- Wasp Location within the state of Tennessee
- Coordinates: 35°51′16″N 82°55′56″W﻿ / ﻿35.85444°N 82.93222°W
- Country: United States
- State: Tennessee
- County: Cocke
- Elevation: 2,828 ft (862 m)
- Time zone: UTC-5 (Eastern (EST))
- • Summer (DST): UTC-4 (EDT)
- GNIS feature ID: 1327317

= Wasp, Tennessee =

Wasp was a community located in Cocke County, in the U.S. state of Tennessee. Situated in the upper Wolf Creek Valley in the rugged eastern part of the county, Wasp thrived as an Appalachian agrarian community in the late 19th and early 20th centuries. In the 1930s, the United States Forest Service purchased Wasp and its surrounding homesteads as part of an initiative to restore the Wolf Creek watershed (which had been logged), and the community was abandoned. Today, the ruins of Wasp have been designated a "Historically Significant" area, and are maintained by the Cherokee National Forest. The ruins of Wasp provide a rare instance of the preservation of a complete early 20th-century Appalachian community's archaeological remains.

The remains of Wasp are located at just over 2500 ft above sea level in the western Bald Mountains a few miles east of Del Rio. Wolf Creek flows northward through the former community en route to its mouth along the French Broad River near the community of Wolf Creek. A crudely maintained network of forest service roads pass through Wasp, connecting it with U.S. Route 70 in the French Broad valley to the north and the Round Mountain campground near Lemon Gap to the south. The Appalachian Trail crosses the 4300 ft summit of Walnut Mountain just south of Wasp, and a spur trail connects the A.T.'s Walnut Mountain shelter with the upper Wolf Creek Valley.

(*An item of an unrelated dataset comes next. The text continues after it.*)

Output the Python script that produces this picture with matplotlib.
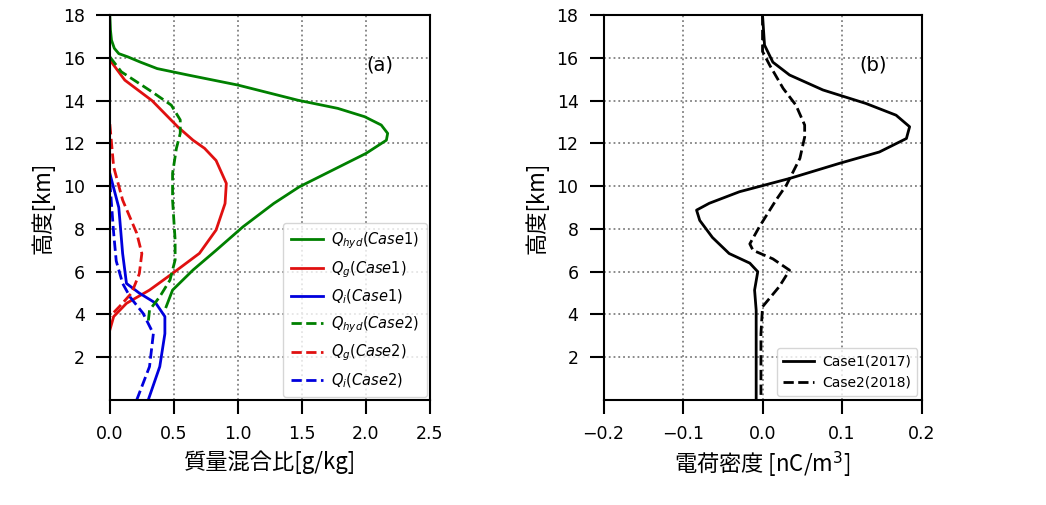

Although located just south of the French Broad Valley— which was an oft-used 18th-century migration route— the Wolf Creek area likely remained unsettled until the mid-19th century. After the U.S. Civil War, railroad companies attempted to complete a line through the French Broad Valley to connect Newport and Hot Springs, but ran into numerous financial and engineering obstacles. By 1870, the Tennessee half of the line reached only to the community of Wolf Creek, where passengers were transferred to a stagecoach that carried them up the valley to Hot Springs. In subsequent years, railroad company employees moved into the Wolf Creek Valley. Wasp was probably established around 1890, and by the early 1900s had its own post office, school, mission house, and gristmill. The U.S. Forest Service began acquiring the upper Wolf Creek Valley in 1935. At present, the deteriorated schoolhouse and mission house remain, along with the cemetery and the ruins of several farmsteads.* 5/4/18. A satellite view of the community of Wasp shows no trace of the ruins of any of the things mentioned here. A ground search shows the area to be heavily logged where the structures were said to be. No foundations, buildings, chimneys or one stone is left upon another of any of the things that were said to be present in this entry.